Carvalho could now understand the pedantic pursuit of perfection Evander had insisted upon when designing the QSD unit. His Pascal 2 code also gave him a closer insight regarding Stella’s work with the Axis reproduction project. That programme had moved on. The firstborn, Rene was now completely independent of monitoring probes and tubes, and developing well. She was the delight of the Echus community. Others had followed and the laboratory techniques had improved to give higher embryo survival rates. The situation with human genetic adaptation to the code would be allowed to develop at its own pace except for super stem cell grafts to the parents.
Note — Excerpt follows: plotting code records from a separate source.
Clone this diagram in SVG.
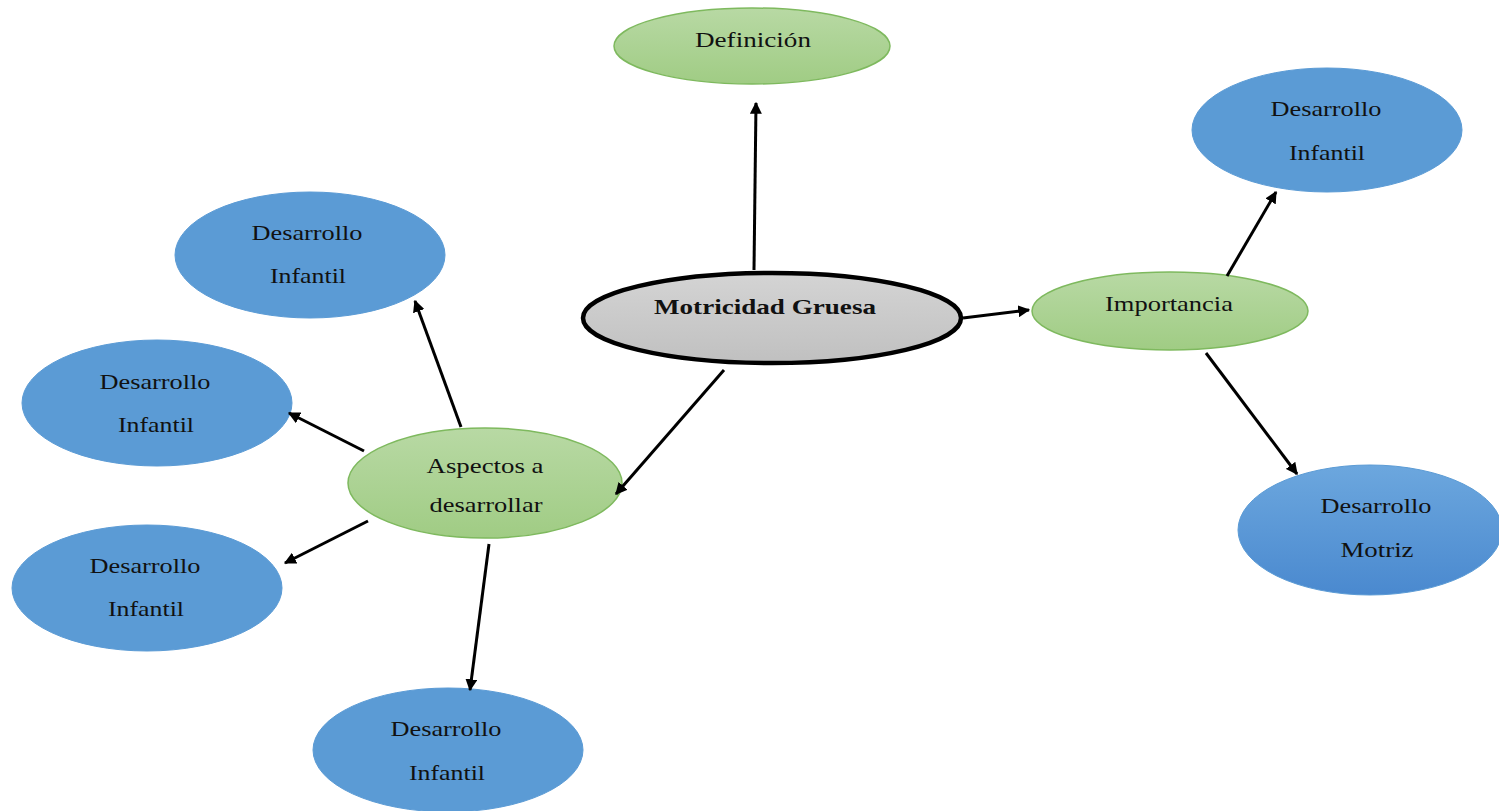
<svg xmlns="http://www.w3.org/2000/svg" width="1499" height="811" viewBox="0 0 1499 811">
<defs>
<linearGradient id="gGreen" x1="0" y1="0" x2="0" y2="1"><stop offset="0" stop-color="#b8d9a4"/><stop offset="1" stop-color="#a0cc84"/></linearGradient>
<linearGradient id="gGray" x1="0" y1="0" x2="0" y2="1"><stop offset="0" stop-color="#d4d4d4"/><stop offset="1" stop-color="#c0c0c0"/></linearGradient>
<linearGradient id="gBlue" x1="0" y1="0" x2="0" y2="1"><stop offset="0" stop-color="#6ca7de"/><stop offset="1" stop-color="#4a89cf"/></linearGradient>
<marker id="arr" viewBox="0 0 10 10" refX="9" refY="5" markerWidth="4" markerHeight="4" orient="auto" markerUnits="strokeWidth"><path d="M0,0 L10,5 L0,10 z" fill="#000"/></marker>
</defs>
<style>
.green{fill:url(#gGreen);stroke:#7eb95e;stroke-width:1.5}
.blue{fill:#5b9bd5;stroke:#5b9bd5;stroke-width:1}
.gray{fill:url(#gGray);stroke:#000;stroke-width:4.5}
.t{font-family:"Liberation Serif","Times New Roman",serif;font-size:22px;fill:#111;text-anchor:middle}
.b{font-weight:bold}
.c{stroke:#000;stroke-width:3;fill:none;marker-end:url(#arr)}
</style>
<rect width="1499" height="811" fill="#fff"/>
<g id="definicion">
<ellipse class="green" cx="752" cy="46" rx="138" ry="38"/>
<text class="t" x="753" y="47" textLength="116" lengthAdjust="spacingAndGlyphs">Definición</text>
</g>
<g id="motricidad">
<ellipse class="gray" cx="772" cy="318" rx="189" ry="45"/>
<text class="t b" x="765" y="314" textLength="222" lengthAdjust="spacingAndGlyphs">Motricidad Gruesa</text>
</g>
<g id="importancia">
<ellipse class="green" cx="1170" cy="311" rx="138" ry="39"/>
<text class="t" x="1169" y="311" textLength="128" lengthAdjust="spacingAndGlyphs">Importancia</text>
</g>
<g id="di-right">
<ellipse class="blue" cx="1327" cy="130" rx="135" ry="62"/>
<text class="t" x="1326" y="116" textLength="111" lengthAdjust="spacingAndGlyphs">Desarrollo</text>
<text class="t" x="1327" y="160" textLength="76" lengthAdjust="spacingAndGlyphs">Infantil</text>
</g>
<g id="dm">
<ellipse cx="1370" cy="530" rx="132" ry="65" fill="url(#gBlue)" stroke="#5b9bd5" stroke-width="1"/>
<text class="t" x="1376" y="513" textLength="111" lengthAdjust="spacingAndGlyphs">Desarrollo</text>
<text class="t" x="1377" y="557" textLength="73" lengthAdjust="spacingAndGlyphs">Motriz</text>
</g>
<g id="aspectos">
<ellipse class="green" cx="485" cy="483" rx="137" ry="55"/>
<text class="t" x="485" y="473" textLength="117" lengthAdjust="spacingAndGlyphs">Aspectos a</text>
<text class="t" x="486" y="512" textLength="113" lengthAdjust="spacingAndGlyphs">desarrollar</text>
</g>
<g id="di1">
<ellipse class="blue" cx="310" cy="255" rx="135" ry="63"/>
<text class="t" x="307" y="240" textLength="111" lengthAdjust="spacingAndGlyphs">Desarrollo</text>
<text class="t" x="308" y="283" textLength="76" lengthAdjust="spacingAndGlyphs">Infantil</text>
</g>
<g id="di2">
<ellipse class="blue" cx="157" cy="403" rx="135" ry="63"/>
<text class="t" x="155" y="389" textLength="111" lengthAdjust="spacingAndGlyphs">Desarrollo</text>
<text class="t" x="156" y="432" textLength="76" lengthAdjust="spacingAndGlyphs">Infantil</text>
</g>
<g id="di3">
<ellipse class="blue" cx="147" cy="588" rx="135" ry="63"/>
<text class="t" x="145" y="573" textLength="111" lengthAdjust="spacingAndGlyphs">Desarrollo</text>
<text class="t" x="146" y="616" textLength="76" lengthAdjust="spacingAndGlyphs">Infantil</text>
</g>
<g id="di4">
<ellipse class="blue" cx="448" cy="750" rx="135" ry="62"/>
<text class="t" x="446" y="736" textLength="111" lengthAdjust="spacingAndGlyphs">Desarrollo</text>
<text class="t" x="447" y="780" textLength="76" lengthAdjust="spacingAndGlyphs">Infantil</text>
</g>
<g id="connectors">
<line class="c" x1="754" y1="270" x2="756" y2="103"/>
<line class="c" x1="963" y1="318" x2="1029" y2="310"/>
<line class="c" x1="1227" y1="276" x2="1276" y2="192"/>
<line class="c" x1="1206" y1="353" x2="1297" y2="474"/>
<line class="c" x1="724" y1="370" x2="616" y2="494"/>
<line class="c" x1="461" y1="427" x2="415" y2="301"/>
<line class="c" x1="364" y1="451" x2="289" y2="413"/>
<line class="c" x1="368" y1="521" x2="285" y2="563"/>
<line class="c" x1="489" y1="544" x2="470" y2="690"/>
</g>
</svg>
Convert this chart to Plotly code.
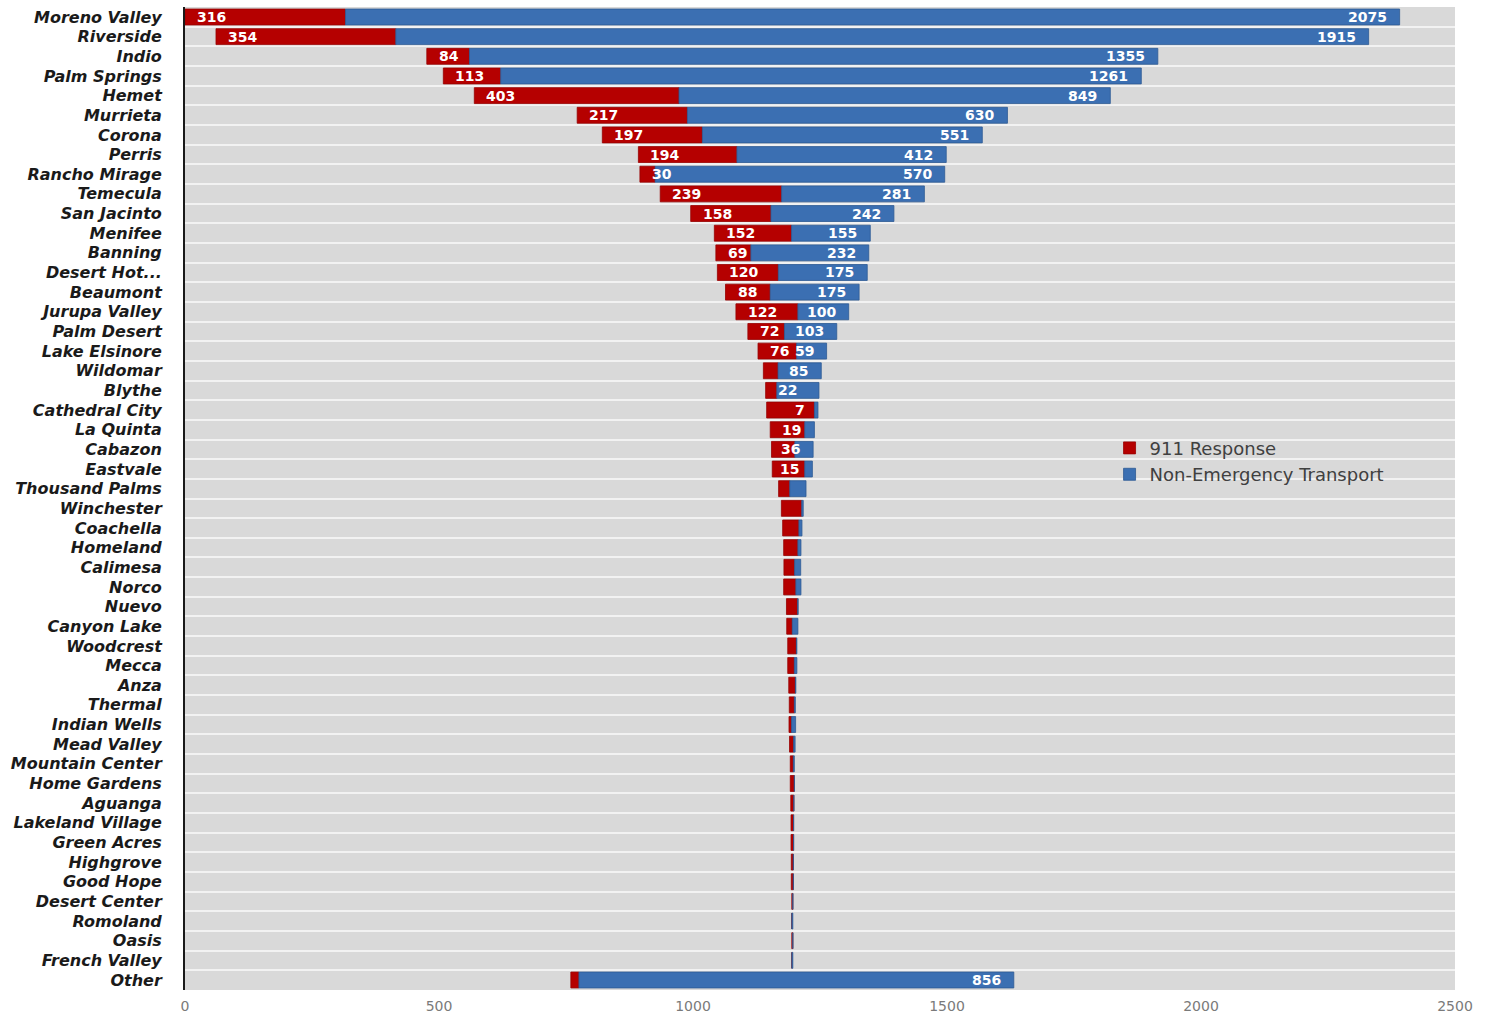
import numpy as np
import plotly.graph_objects as go

cities = ["Moreno Valley", "Riverside", "Indio", "Palm Springs", "Hemet", "Murrieta",
          "Corona", "Perris", "Rancho Mirage", "Temecula", "San Jacinto", "Menifee",
          "Banning", "Desert Hot...", "Beaumont", "Jurupa Valley", "Palm Desert",
          "Lake Elsinore", "Wildomar", "Blythe", "Cathedral City", "La Quinta", "Cabazon",
          "Eastvale", "Thousand Palms", "Winchester", "Coachella", "Homeland", "Calimesa",
          "Norco", "Nuevo", "Canyon Lake", "Woodcrest", "Mecca", "Anza", "Thermal",
          "Indian Wells", "Mead Valley", "Mountain Center", "Home Gardens", "Aguanga",
          "Lakeland Village", "Green Acres", "Highgrove", "Good Hope", "Desert Center",
          "Romoland", "Oasis", "French Valley", "Other"]

response_911 = [316, 354, 84, 113, 403, 217, 197, 194, 30, 239, 158, 152, 69, 120, 88,
                122, 72, 76, 29, 22, 94, 68, 46, 64, 22, 40, 32, 28, 21, 24, 22, 11, 17,
                13, 13, 10, 5, 8, 6, 8, 6, 5, 5, 4, 4, 2, 0, 2, 0, 16]

non_emergency = [2075, 1915, 1355, 1261, 849, 630, 551, 412, 570, 281, 242, 155, 232,
                 175, 175, 100, 103, 59, 85, 83, 7, 19, 36, 15, 32, 3, 6, 6, 12, 10, 1,
                 11, 1, 5, 1, 2, 8, 3, 2, 0, 0, 0, 0, 0, 0, 0, 2, 0, 2, 856]

red_labels = ["316", "354", "84", "113", "403", "217", "197", "194", "30", "239", "158",
              "152", "69", "120", "88", "122", "72", "76", "", "22"] + [""] * 30

blue_labels = ["2075", "1915", "1355", "1261", "849", "630", "551", "412", "570", "281",
               "242", "155", "232", "175", "175", "100", "103", "59", "85", "", "7", "19",
               "36", "15"] + [""] * 25 + ["856"]

x_ticks = [0, 500, 1000, 1500, 2000, 2500]

red = np.array(response_911, dtype=float)
blue = np.array(non_emergency, dtype=float)
total = red + blue
offset = (total.max() - total) / 2.0

fig = go.Figure()
fig.add_trace(go.Bar(
    y=cities, x=red, base=offset, orientation="h", name="911 Response",
    marker=dict(color="#b50000", line=dict(color="#980000", width=0.8)),
    legendgroup="a", hoverinfo="x+y"))
fig.add_trace(go.Bar(
    y=cities, x=blue, base=offset + red, orientation="h", name="Non-Emergency Transport",
    marker=dict(color="#3b6fb2", line=dict(color="#2d5a94", width=0.8)),
    legendgroup="b", hoverinfo="x+y"))

annotations = []
lab_font = dict(family="DejaVu Sans", size=14, color="white", weight="bold")
for i, c in enumerate(cities):
    if red_labels[i]:
        annotations.append(dict(x=offset[i], y=c, text=red_labels[i], xanchor="left",
                                xshift=10, showarrow=False, font=lab_font))
    if blue_labels[i]:
        annotations.append(dict(x=offset[i] + red[i] + blue[i], y=c, text=blue_labels[i],
                                xanchor="right", xshift=-11, showarrow=False, font=lab_font))

fig.update_layout(
    width=1492, height=1015, autosize=False,
    margin=dict(l=185, r=37, t=7, b=25),
    paper_bgcolor="white", plot_bgcolor="#d9d9d9",
    barmode="overlay", bargap=0.19,
    showlegend=True,
    legend=dict(x=0.728, y=0.570, xanchor="left", yanchor="top",
                bgcolor="rgba(0,0,0,0)", tracegroupgap=0,
                font=dict(family="DejaVu Sans", size=18, color="#404040")),
    annotations=annotations,
    xaxis=dict(range=[0, 2500], tickvals=x_ticks, showgrid=False, zeroline=False,
               showline=False, ticks="", ticklabelstandoff=6, automargin=False,
               tickfont=dict(family="DejaVu Sans", size=14, color="#7a7a7a")),
    yaxis=dict(type="category", autorange="reversed", tickson="boundaries",
               showgrid=True, gridcolor="#f2f2f2", gridwidth=2, automargin=False,
               showline=True, linecolor="#1a1a1a", linewidth=2, ticks="",
               ticklabelstandoff=18,
               tickfont=dict(family="DejaVu Sans", size=16, color="#1a1a1a",
                             weight="bold", style="italic")),
)

fig.write_html("out.html")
Stella’s procedure was scheduled for three months after the imminent birth of their third child.
Epsilon Eridani had experienced some teething problems with trial flights in the small QSD version. Now that Evander was satisfied about all design aspects, and had gone back to Earth, the Symbiants took over the task of advising on such problems; it was always done together with a code endowed Axis technician to ensure avoidance of semantic errors in their language. This had become crucial as they had developed ‘dialects’ in each location after three million years. Reports were due from Epsilon on whether the recommendations had fixed the problem.
The predicament of the MDVs had been resolved. They would be taken to Nexus in recognition of their part as the blue touch paper in igniting progress to reproductive recovery. They would enhance any surviving fauna on the planet. The atmosphere on Nexus had to be a concern for all travellers except the Symbiants. The artificially Axis controlled internal Martian environment had been set at nine to ten percent oxygen, three million years ago. This was lower than their natural environment on Ne
xus at that time. It was lowered due to the initial difficulties in Martian sequestering technology. They had acclimatised over the millennia just as humans and MDVs had, to the current Martian levels of circa seventeen percent. The concern was more about whether the Nexus atmosphere had survived and if so what the composition would now be. When the Axis had left it contained 15.22%. The fact that Gliese had picked up radio waves gave some basis for thinking that it had been a mass but not total extinction event. If this was so, there should be a reasonable level of oxygen. Nevertheless contingency preparations were being made to sequester oxygen to storage if the levels were too low to breathe. The mass of red crystal was also important in the event of lack of forestation. Alex 2 pointed out that it would be advisable to determine if there were survivors, or search if not, for any crystal deposit.
********
Kinsey had not taken long to pull in recruits who could ‘blend’ into the investigation. Hong Kong had become a fertile source of double agents. The trail of the two officers who had left Beijing in quick succession had long been cold. This was good news in a way because the extremely belated discovery would serve to make them think they had already got away with the theft. It wouldn’t seem feasible to them, or particularly their employers, that such significant implications could be covered up. The new Hong Kong recruits would start at the family villages of the man and woman. They had photos which had been doctored to include themselves and the thieves together in casual dress at a holiday resort. The ploy would be a reunion bachelor party before the life-changing betrothal.